Work to complete: Only the pictures are omitted; repeat all other data exactly.
========================================
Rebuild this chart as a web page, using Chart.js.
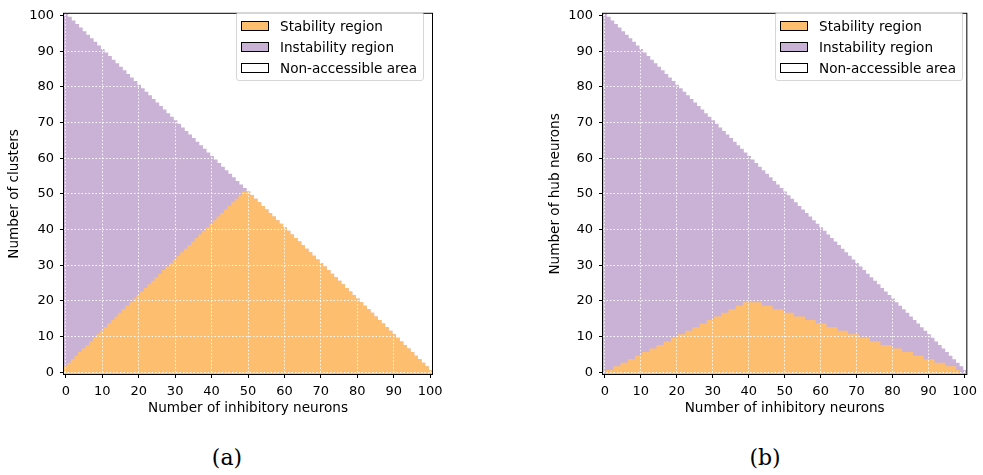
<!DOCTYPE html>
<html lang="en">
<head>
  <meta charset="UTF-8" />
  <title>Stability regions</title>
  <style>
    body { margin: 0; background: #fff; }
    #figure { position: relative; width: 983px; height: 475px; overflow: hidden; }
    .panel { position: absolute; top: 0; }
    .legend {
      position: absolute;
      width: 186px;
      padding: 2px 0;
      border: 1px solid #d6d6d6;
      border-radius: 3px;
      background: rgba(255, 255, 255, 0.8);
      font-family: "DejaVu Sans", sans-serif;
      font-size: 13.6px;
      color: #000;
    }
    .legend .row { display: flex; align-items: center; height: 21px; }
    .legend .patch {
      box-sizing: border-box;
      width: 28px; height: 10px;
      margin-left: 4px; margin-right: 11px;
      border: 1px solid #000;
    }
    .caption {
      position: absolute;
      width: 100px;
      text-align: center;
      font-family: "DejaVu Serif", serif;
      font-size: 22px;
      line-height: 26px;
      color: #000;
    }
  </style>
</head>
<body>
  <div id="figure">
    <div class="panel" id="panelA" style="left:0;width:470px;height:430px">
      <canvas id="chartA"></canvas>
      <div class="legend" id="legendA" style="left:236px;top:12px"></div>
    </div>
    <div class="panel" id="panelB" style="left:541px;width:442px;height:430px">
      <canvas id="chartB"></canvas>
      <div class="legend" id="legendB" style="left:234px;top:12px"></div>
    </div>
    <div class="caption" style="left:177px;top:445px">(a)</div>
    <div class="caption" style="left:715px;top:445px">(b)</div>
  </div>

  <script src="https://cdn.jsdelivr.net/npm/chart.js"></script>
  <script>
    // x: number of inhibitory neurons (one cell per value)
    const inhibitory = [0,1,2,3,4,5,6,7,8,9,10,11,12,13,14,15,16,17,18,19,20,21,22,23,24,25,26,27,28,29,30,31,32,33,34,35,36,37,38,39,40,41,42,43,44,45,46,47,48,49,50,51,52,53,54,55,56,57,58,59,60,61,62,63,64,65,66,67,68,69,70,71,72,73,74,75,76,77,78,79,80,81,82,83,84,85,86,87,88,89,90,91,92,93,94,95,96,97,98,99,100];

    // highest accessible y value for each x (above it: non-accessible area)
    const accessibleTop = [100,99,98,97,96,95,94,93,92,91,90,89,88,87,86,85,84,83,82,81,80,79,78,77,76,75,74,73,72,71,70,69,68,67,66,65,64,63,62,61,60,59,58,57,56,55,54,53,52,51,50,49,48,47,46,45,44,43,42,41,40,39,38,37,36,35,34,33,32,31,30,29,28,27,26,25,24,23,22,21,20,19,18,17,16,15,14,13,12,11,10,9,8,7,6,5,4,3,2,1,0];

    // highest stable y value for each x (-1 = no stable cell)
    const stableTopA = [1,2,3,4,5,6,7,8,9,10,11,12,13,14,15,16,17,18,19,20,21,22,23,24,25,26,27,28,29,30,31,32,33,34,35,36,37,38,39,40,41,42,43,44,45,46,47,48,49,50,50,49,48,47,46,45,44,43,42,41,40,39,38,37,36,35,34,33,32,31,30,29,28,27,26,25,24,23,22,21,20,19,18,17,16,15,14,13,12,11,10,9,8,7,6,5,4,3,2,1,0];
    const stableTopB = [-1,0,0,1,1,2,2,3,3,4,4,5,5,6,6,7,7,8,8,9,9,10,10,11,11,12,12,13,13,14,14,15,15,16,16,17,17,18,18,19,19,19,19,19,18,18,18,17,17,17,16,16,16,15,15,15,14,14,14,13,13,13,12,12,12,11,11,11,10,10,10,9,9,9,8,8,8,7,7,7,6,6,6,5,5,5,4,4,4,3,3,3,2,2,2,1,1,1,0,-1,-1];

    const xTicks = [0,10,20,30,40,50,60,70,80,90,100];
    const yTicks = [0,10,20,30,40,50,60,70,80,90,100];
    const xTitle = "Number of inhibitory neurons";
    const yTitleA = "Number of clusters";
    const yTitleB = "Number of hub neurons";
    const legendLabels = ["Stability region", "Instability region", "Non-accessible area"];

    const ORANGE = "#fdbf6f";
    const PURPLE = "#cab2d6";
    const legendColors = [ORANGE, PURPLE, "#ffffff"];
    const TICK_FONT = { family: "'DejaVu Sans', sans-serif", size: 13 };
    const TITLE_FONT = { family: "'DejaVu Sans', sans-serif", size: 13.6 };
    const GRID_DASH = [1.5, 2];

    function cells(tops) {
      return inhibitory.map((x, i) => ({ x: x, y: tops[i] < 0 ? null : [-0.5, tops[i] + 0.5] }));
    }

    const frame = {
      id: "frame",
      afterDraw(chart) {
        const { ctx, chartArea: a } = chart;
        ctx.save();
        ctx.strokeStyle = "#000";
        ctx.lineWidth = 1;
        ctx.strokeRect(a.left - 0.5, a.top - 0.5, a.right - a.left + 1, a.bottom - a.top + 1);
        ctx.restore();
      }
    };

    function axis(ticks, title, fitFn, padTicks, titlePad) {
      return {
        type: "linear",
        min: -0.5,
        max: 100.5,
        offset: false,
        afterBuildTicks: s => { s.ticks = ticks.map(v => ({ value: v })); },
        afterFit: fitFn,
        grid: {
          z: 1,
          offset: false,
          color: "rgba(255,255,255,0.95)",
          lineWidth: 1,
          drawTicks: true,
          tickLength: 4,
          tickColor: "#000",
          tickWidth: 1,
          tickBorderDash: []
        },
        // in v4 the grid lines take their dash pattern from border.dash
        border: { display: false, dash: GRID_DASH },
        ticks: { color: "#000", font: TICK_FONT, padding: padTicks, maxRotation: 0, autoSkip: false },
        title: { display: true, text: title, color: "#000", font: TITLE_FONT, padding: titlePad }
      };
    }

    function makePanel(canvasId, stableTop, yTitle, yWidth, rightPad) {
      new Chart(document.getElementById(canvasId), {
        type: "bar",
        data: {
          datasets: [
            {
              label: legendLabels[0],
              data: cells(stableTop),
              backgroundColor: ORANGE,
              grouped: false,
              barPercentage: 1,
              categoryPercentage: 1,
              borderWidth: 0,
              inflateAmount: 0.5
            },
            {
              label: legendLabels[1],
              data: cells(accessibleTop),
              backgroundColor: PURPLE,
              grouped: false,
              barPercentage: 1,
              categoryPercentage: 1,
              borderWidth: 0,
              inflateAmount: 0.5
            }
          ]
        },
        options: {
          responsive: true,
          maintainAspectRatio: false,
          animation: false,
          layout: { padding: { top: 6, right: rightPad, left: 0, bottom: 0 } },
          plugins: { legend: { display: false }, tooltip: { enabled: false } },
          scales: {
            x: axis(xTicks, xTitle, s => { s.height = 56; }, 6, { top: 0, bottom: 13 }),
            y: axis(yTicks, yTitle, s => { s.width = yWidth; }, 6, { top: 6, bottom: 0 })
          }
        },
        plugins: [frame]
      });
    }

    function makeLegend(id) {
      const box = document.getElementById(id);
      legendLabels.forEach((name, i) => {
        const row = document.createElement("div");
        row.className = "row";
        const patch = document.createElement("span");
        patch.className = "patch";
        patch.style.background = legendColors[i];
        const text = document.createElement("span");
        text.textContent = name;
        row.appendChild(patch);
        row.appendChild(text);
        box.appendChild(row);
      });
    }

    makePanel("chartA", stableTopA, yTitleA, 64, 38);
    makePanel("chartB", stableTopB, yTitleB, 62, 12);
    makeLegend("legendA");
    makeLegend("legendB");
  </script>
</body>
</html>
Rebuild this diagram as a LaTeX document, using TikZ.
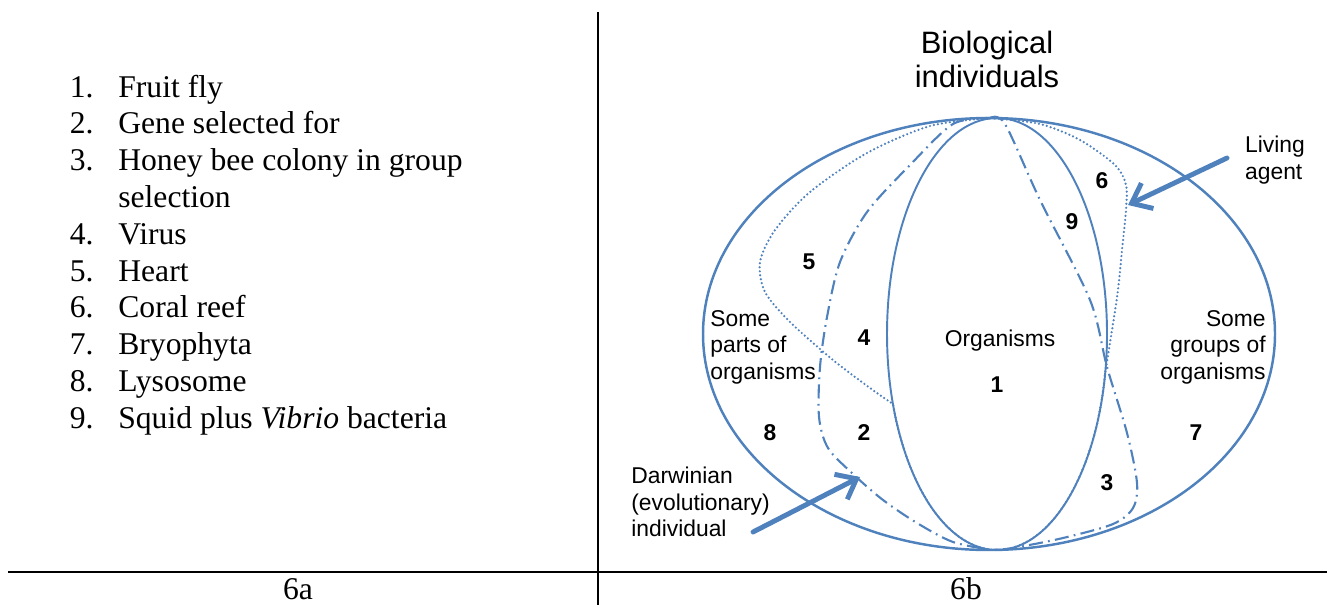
========================================
Result of this exercise:
Rebuild this chart as a web page, using Chart.js.
<!DOCTYPE html>
<html lang="en">
<head>
  <meta charset="UTF-8" />
  <title>Stability regions</title>
  <style>
    body { margin: 0; background: #fff; }
    #figure { position: relative; width: 983px; height: 475px; overflow: hidden; }
    .panel { position: absolute; top: 0; }
    .legend {
      position: absolute;
      width: 186px;
      padding: 2px 0;
      border: 1px solid #d6d6d6;
      border-radius: 3px;
      background: rgba(255, 255, 255, 0.8);
      font-family: "DejaVu Sans", sans-serif;
      font-size: 13.6px;
      color: #000;
    }
    .legend .row { display: flex; align-items: center; height: 21px; }
    .legend .patch {
      box-sizing: border-box;
      width: 28px; height: 10px;
      margin-left: 4px; margin-right: 11px;
      border: 1px solid #000;
    }
    .caption {
      position: absolute;
      width: 100px;
      text-align: center;
      font-family: "DejaVu Serif", serif;
      font-size: 22px;
      line-height: 26px;
      color: #000;
    }
  </style>
</head>
<body>
  <div id="figure">
    <div class="panel" id="panelA" style="left:0;width:470px;height:430px">
      <canvas id="chartA"></canvas>
      <div class="legend" id="legendA" style="left:236px;top:12px"></div>
    </div>
    <div class="panel" id="panelB" style="left:541px;width:442px;height:430px">
      <canvas id="chartB"></canvas>
      <div class="legend" id="legendB" style="left:234px;top:12px"></div>
    </div>
    <div class="caption" style="left:177px;top:445px">(a)</div>
    <div class="caption" style="left:715px;top:445px">(b)</div>
  </div>

  <script src="https://cdn.jsdelivr.net/npm/chart.js"></script>
  <script>
    // x: number of inhibitory neurons (one cell per value)
    const inhibitory = [0,1,2,3,4,5,6,7,8,9,10,11,12,13,14,15,16,17,18,19,20,21,22,23,24,25,26,27,28,29,30,31,32,33,34,35,36,37,38,39,40,41,42,43,44,45,46,47,48,49,50,51,52,53,54,55,56,57,58,59,60,61,62,63,64,65,66,67,68,69,70,71,72,73,74,75,76,77,78,79,80,81,82,83,84,85,86,87,88,89,90,91,92,93,94,95,96,97,98,99,100];

    // highest accessible y value for each x (above it: non-accessible area)
    const accessibleTop = [100,99,98,97,96,95,94,93,92,91,90,89,88,87,86,85,84,83,82,81,80,79,78,77,76,75,74,73,72,71,70,69,68,67,66,65,64,63,62,61,60,59,58,57,56,55,54,53,52,51,50,49,48,47,46,45,44,43,42,41,40,39,38,37,36,35,34,33,32,31,30,29,28,27,26,25,24,23,22,21,20,19,18,17,16,15,14,13,12,11,10,9,8,7,6,5,4,3,2,1,0];

    // highest stable y value for each x (-1 = no stable cell)
    const stableTopA = [1,2,3,4,5,6,7,8,9,10,11,12,13,14,15,16,17,18,19,20,21,22,23,24,25,26,27,28,29,30,31,32,33,34,35,36,37,38,39,40,41,42,43,44,45,46,47,48,49,50,50,49,48,47,46,45,44,43,42,41,40,39,38,37,36,35,34,33,32,31,30,29,28,27,26,25,24,23,22,21,20,19,18,17,16,15,14,13,12,11,10,9,8,7,6,5,4,3,2,1,0];
    const stableTopB = [-1,0,0,1,1,2,2,3,3,4,4,5,5,6,6,7,7,8,8,9,9,10,10,11,11,12,12,13,13,14,14,15,15,16,16,17,17,18,18,19,19,19,19,19,18,18,18,17,17,17,16,16,16,15,15,15,14,14,14,13,13,13,12,12,12,11,11,11,10,10,10,9,9,9,8,8,8,7,7,7,6,6,6,5,5,5,4,4,4,3,3,3,2,2,2,1,1,1,0,-1,-1];

    const xTicks = [0,10,20,30,40,50,60,70,80,90,100];
    const yTicks = [0,10,20,30,40,50,60,70,80,90,100];
    const xTitle = "Number of inhibitory neurons";
    const yTitleA = "Number of clusters";
    const yTitleB = "Number of hub neurons";
    const legendLabels = ["Stability region", "Instability region", "Non-accessible area"];

    const ORANGE = "#fdbf6f";
    const PURPLE = "#cab2d6";
    const legendColors = [ORANGE, PURPLE, "#ffffff"];
    const TICK_FONT = { family: "'DejaVu Sans', sans-serif", size: 13 };
    const TITLE_FONT = { family: "'DejaVu Sans', sans-serif", size: 13.6 };
    const GRID_DASH = [1.5, 2];

    function cells(tops) {
      return inhibitory.map((x, i) => ({ x: x, y: tops[i] < 0 ? null : [-0.5, tops[i] + 0.5] }));
    }

    const frame = {
      id: "frame",
      afterDraw(chart) {
        const { ctx, chartArea: a } = chart;
        ctx.save();
        ctx.strokeStyle = "#000";
        ctx.lineWidth = 1;
        ctx.strokeRect(a.left - 0.5, a.top - 0.5, a.right - a.left + 1, a.bottom - a.top + 1);
        ctx.restore();
      }
    };

    function axis(ticks, title, fitFn, padTicks, titlePad) {
      return {
        type: "linear",
        min: -0.5,
        max: 100.5,
        offset: false,
        afterBuildTicks: s => { s.ticks = ticks.map(v => ({ value: v })); },
        afterFit: fitFn,
        grid: {
          z: 1,
          offset: false,
          color: "rgba(255,255,255,0.95)",
          lineWidth: 1,
          drawTicks: true,
          tickLength: 4,
          tickColor: "#000",
          tickWidth: 1,
          tickBorderDash: []
        },
        // in v4 the grid lines take their dash pattern from border.dash
        border: { display: false, dash: GRID_DASH },
        ticks: { color: "#000", font: TICK_FONT, padding: padTicks, maxRotation: 0, autoSkip: false },
        title: { display: true, text: title, color: "#000", font: TITLE_FONT, padding: titlePad }
      };
    }

    function makePanel(canvasId, stableTop, yTitle, yWidth, rightPad) {
      new Chart(document.getElementById(canvasId), {
        type: "bar",
        data: {
          datasets: [
            {
              label: legendLabels[0],
              data: cells(stableTop),
              backgroundColor: ORANGE,
              grouped: false,
              barPercentage: 1,
              categoryPercentage: 1,
              borderWidth: 0,
              inflateAmount: 0.5
            },
            {
              label: legendLabels[1],
              data: cells(accessibleTop),
              backgroundColor: PURPLE,
              grouped: false,
              barPercentage: 1,
              categoryPercentage: 1,
              borderWidth: 0,
              inflateAmount: 0.5
            }
          ]
        },
        options: {
          responsive: true,
          maintainAspectRatio: false,
          animation: false,
          layout: { padding: { top: 6, right: rightPad, left: 0, bottom: 0 } },
          plugins: { legend: { display: false }, tooltip: { enabled: false } },
          scales: {
            x: axis(xTicks, xTitle, s => { s.height = 56; }, 6, { top: 0, bottom: 13 }),
            y: axis(yTicks, yTitle, s => { s.width = yWidth; }, 6, { top: 6, bottom: 0 })
          }
        },
        plugins: [frame]
      });
    }

    function makeLegend(id) {
      const box = document.getElementById(id);
      legendLabels.forEach((name, i) => {
        const row = document.createElement("div");
        row.className = "row";
        const patch = document.createElement("span");
        patch.className = "patch";
        patch.style.background = legendColors[i];
        const text = document.createElement("span");
        text.textContent = name;
        row.appendChild(patch);
        row.appendChild(text);
        box.appendChild(row);
      });
    }

    makePanel("chartA", stableTopA, yTitleA, 64, 38);
    makePanel("chartB", stableTopB, yTitleB, 62, 12);
    makeLegend("legendA");
    makeLegend("legendB");
  </script>
</body>
</html>
Rebuild this diagram as a LaTeX document, using TikZ.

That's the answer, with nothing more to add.